LIBCDT(3) Library Functions Manual LIBCDT(3)

Cdt - container data types

#include <cdt.h>

DICTIONARY TYPES

Dt_t;
Dtdisc_t;
Dtmethod_t;
Dtlink_t;
Dtstat_t;

DICTIONARY CONTROL

Dt_t*       dtopen(const Dtdisc_t* disc, const Dtmethod_t* meth);
int         dtclose(Dt_t* dt);
void        dtclear(dt);
Dtmethod_t* dtmethod(Dt_t* dt, const Dtmethod_t* meth);
Dtdisc_t*   dtdisc(Dt_t* dt, const Dtdisc_t* disc);
Dt_t*       dtview(Dt_t* dt, Dt_t* view);

STORAGE METHODS

Dtmethod_t* Dtset;
Dtmethod_t* Dtoset;
Dtmethod_t* Dtobag;
Dtmethod_t* Dtqueue;

#define DTDISC(disc,key,size,link,makef,freef,comparf)
typedef void*      (*Dtmake_f)(void*, Dtdisc_t*);
typedef void         (*Dtfree_f)(void*, Dtdisc_t*);
typedef int          (*Dtcompar_f)(Dt_t*, void*, void*, Dtdisc_t*);

OBJECT OPERATIONS

void*   dtinsert(Dt_t* dt, void* obj);
void*   dtdelete(Dt_t* dt, void* obj);
void*   dtdetach(Dt_t* dt, void* obj);
void*   dtsearch(Dt_t* dt, void* obj);
void*   dtmatch(Dt_t* dt, void* key);
void*   dtfirst(Dt_t* dt);
void*   dtnext(Dt_t* dt, void* obj);
void*   dtlast(Dt_t* dt);
void*   dtprev(Dt_t* dt, void* obj);
void*   dtfinger(Dt_t* dt);
void*   dtrenew(Dt_t* dt, void* obj);
int       dtwalk(Dt_t* dt, int (*userf)(void*, void*), void*);
Dtlink_t* dtflatten(Dt_t* dt);
Dtlink_t* dtlink(Dt_t*, Dtlink_t* link);
void*   dtobj(Dt_t* dt, Dtlink_t* link);
Dtlink_t* dtextract(Dt_t* dt);
int       dtrestore(Dt_t* dt, Dtlink_t* link);

int       dtsize(Dt_t* dt);
int       dtstat(Dt_t* dt, Dtstat_t*, int all);

HASH FUNCTIONS

unsigned int dtstrhash(void *str, int n);

Cdt manages run-time dictionaries using standard container data types: unordered set/multiset, ordered set/multiset, list, stack, and queue.

DICTIONARY TYPES

This is the type of a dictionary handle.

This defines the type of a discipline structure which describes object lay-out and manipulation functions.

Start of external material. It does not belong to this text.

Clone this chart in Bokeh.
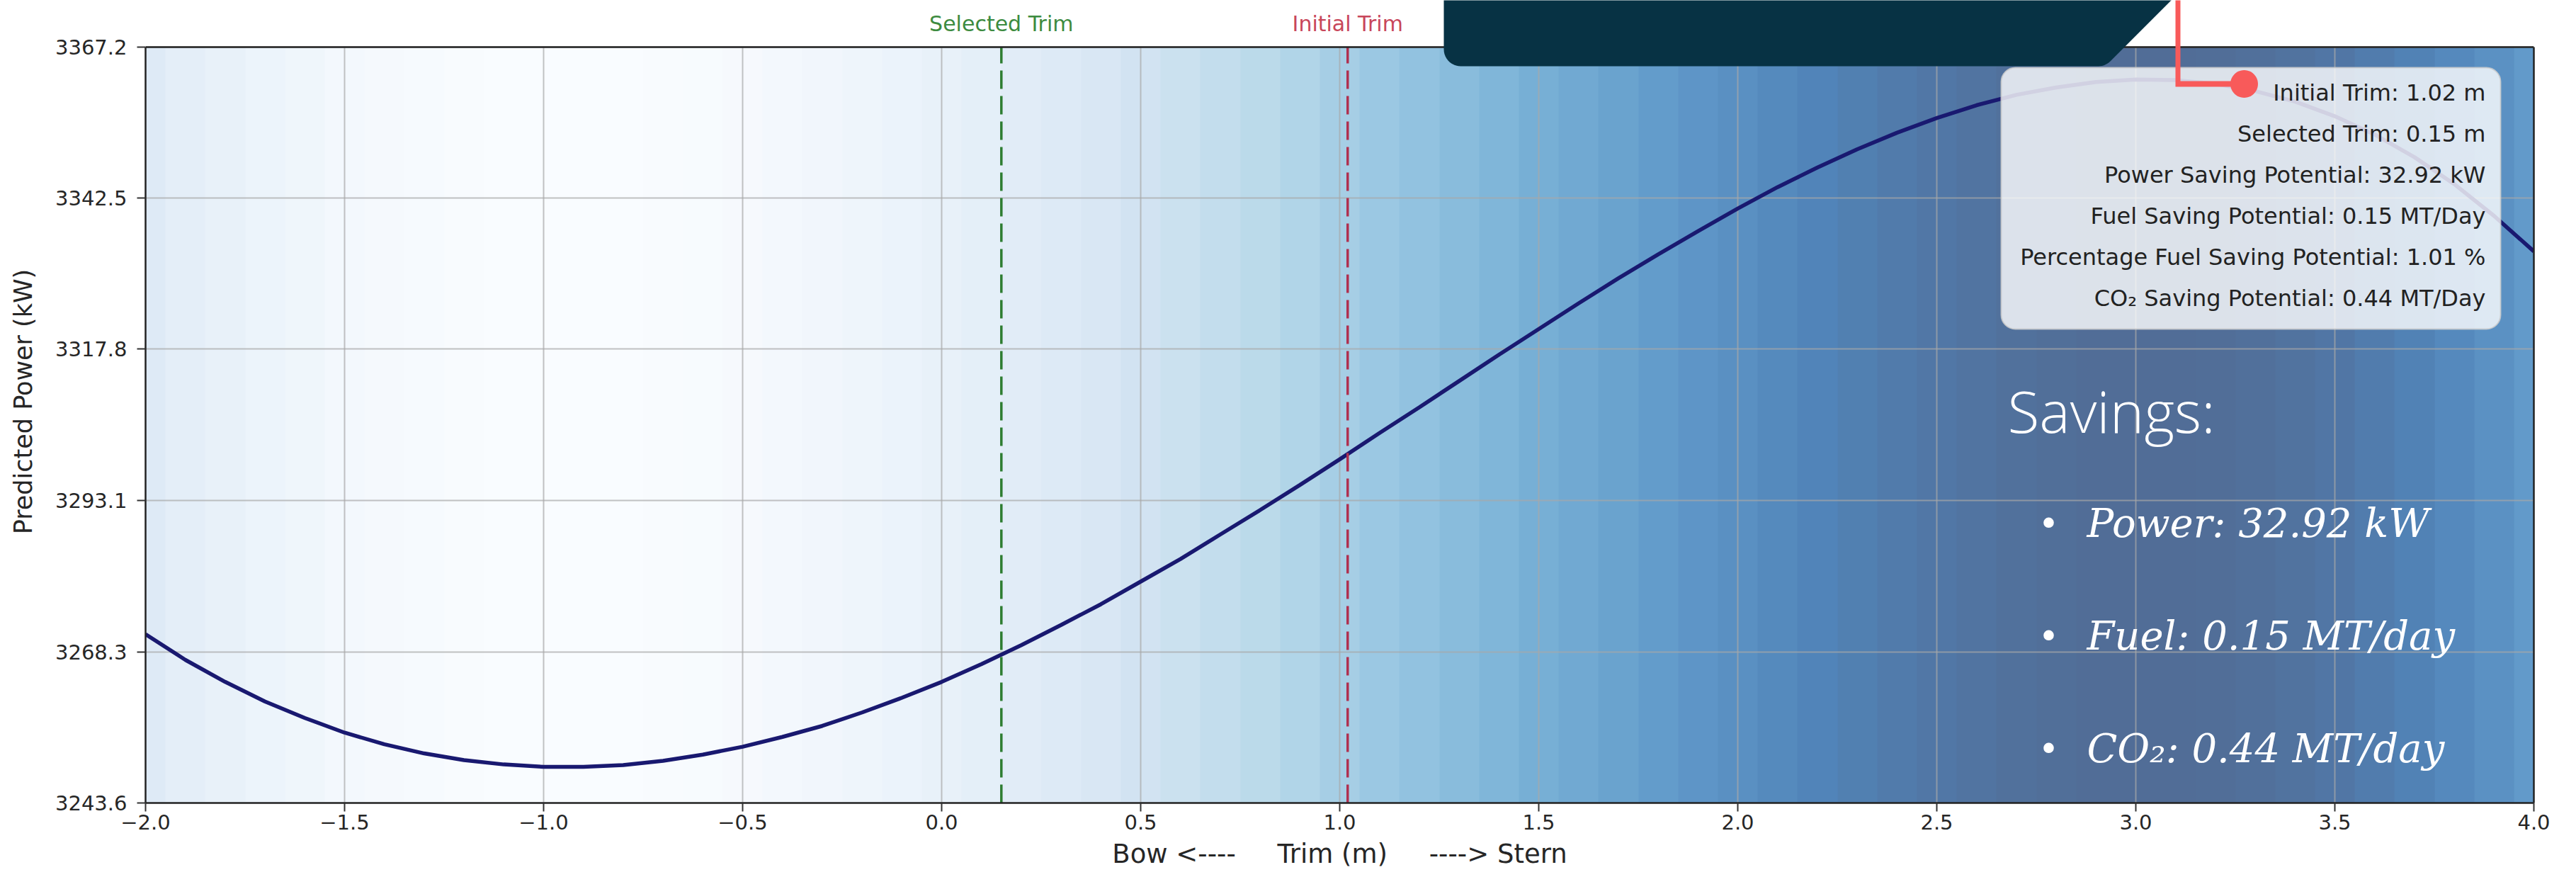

This defines the type of a container method.

This is the type of a dictionary object holder (see dtdisc().)

This is the type of a structure to return dictionary statistics (see dtstat().)

DICTIONARY CONTROL

This creates a new dictionary. disc is a discipline structure to describe object format. meth specifies a manipulation method. dtopen() returns the new dictionary or NULL on error.

This deletes dt and its objects. Note that dtclose() fails if dt is being viewed by some other dictionaries (see dtview()). dtclose() returns 0 on success and -1 on error.

This deletes all objects in dt without closing dt.

If meth is NULL, dtmethod() returns the current method. Otherwise, it changes the storage method of dt to meth. Object order remains the same during a method switch for Dtqueue. Switching to and from Dtset and Dtoset/Dtobag may cause objects to be rehashed, reordered, or removed as the case requires. dtmethod() returns the previous method or NULL on error.

If disc is NULL, dtdisc() returns the current discipline. Otherwise, it changes the discipline of dt to disc. Objects may be rehashed, reordered, or removed as appropriate. dtdisc() returns the previous discipline on success and NULL on error.

A viewpath allows a search or walk starting from a dictionary to continue to another. dtview() first terminates any current view from dt to another dictionary. Then, if view is NULL, dtview returns the terminated view dictionary. If view is not NULL, a viewpath from dt to view is established. dtview() returns dt on success and NULL on error.

It is an error to have dictionaries on a viewpath with different storage methods. In addition, dictionaries on the same view path should treat objects in a consistent manner with respect to comparison or hashing. If not, undefined behaviors may result.

STORAGE METHODS

Storage methods are of type Dtmethod_t*. Cdt supports the following methods:

Objects are ordered by comparisons. Dtoset keeps unique objects. Dtobag allows repeatable objects.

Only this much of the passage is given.